Perjanjian damai tersebut telah ditandatangani pada pekan lalu oleh Presiden Juan Manuel Santos dan pemimpin FARC Timoleon Jimenez setelah empat tahun melakukan negosiasi. Untuk membuatnya dapat berlaku, perjanjian itu perlu diratifikasi oleh rakyat.
Namun, referendum tersebut membuahkan hasil yang mengejutkan sejumlah pihak. Sebanyak 50,24 persen rakyat Kolombia menolak untuk berdamai dengan kelompok FARC.
Advertisement
Dalam sebuah pidato, Presiden Santos menyebut dirinya menerima hasil referendum, namun ia akan terus berupaya untuk mencapai perdamaian. Pria kelahiran tahun 1951 itu pun masih tetap melakukan gencatan senjata dan telah meminta negosiator pergi ke Kuba untuk berkonsultasi dengan pemimpin FARC.
Sementara itu pemimpin FARC mengatakan, kelompoknya akan tetap berkomitmen untuk mengakhiri perang. Demikian seperti dikutip dari BBC, Senin (3/10/2016).
Kelompok pemberontak itu sebelumnya telah setuju untuk meletakkan senjata mereka setelah berkonflik dengan pemerintah selama 52 tahun. Namun sejumlah kritik menyebut, perjanjian damai antara Pemerintah Kolombia dan FARC terlalu lunak.
Mantan Wakil Presiden Kolombia sekaligus pihak yang menentang kesepakatan itu, Francisco Santos, mengatakan bahwa dirinya berharap akan ada kesepakatan yang lebih baik.
"Kemenangan 'tidak' (hasil referendum) adalah kemenangan bagi perdamaian dengan keadilan, itu adalah kemenangan bagi perdamaian dengan kemenangan dan rekonsialisasi.
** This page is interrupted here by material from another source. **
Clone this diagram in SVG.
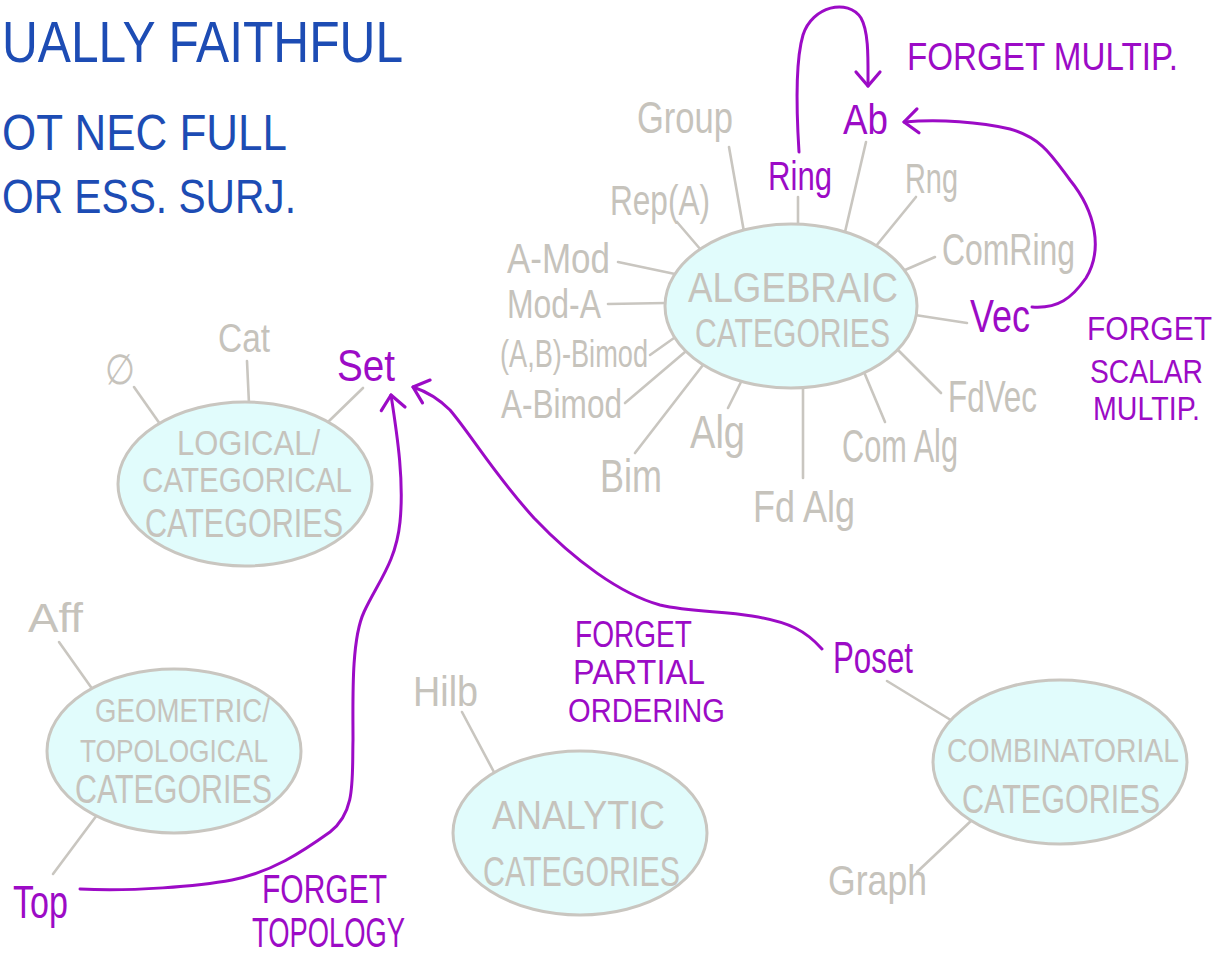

Kemenangan 'tidak' adalah kemenangan perdamaian yang lebih inklusif, damai yang mencakup kita semua, perdamaian yang lebih stabil," ujar Francisco Santos.
Sementara itu, Presiden Santos sebelumnya telah memperingatkan bahwa tak ada plan B untuk mengakhiri perang yang telah menewaskan sekitar 260 ribu orang.
Hasil referendum itu merupakan kemunduran baginya, yang sejak terpilih pada 2010 lalu telah berjanji untuk mengakhiri konflik yang menyebabkan delapan juta orang tergusur.
Kurang dari seminggu yang lalu, Santos dengan para pemimpin dunia dan para komandan FARC merayakan berakhirnya konflik bersenjata paling lama di Amerika Latin itu dengan menggelar upacara di kota bersejarah Cartagena.
Kelompok pemberontak tersebut membuat rencana untuk mengakhiri peperangan dan menjadi partai politik dalam waktu enam bulan.
Namun saat ini Presiden Santos harus menghadapi momen paling sulit, di mana rakyatnya justru menolak berdamai dengan kelompok pemberontak FARC.
Menurut koresponden BBC, jika Santos tetap bersikeras tak melakukan plan B, gencatan senjata antara kedua belah pihak akan berakhir dan perang kembali berlanjut.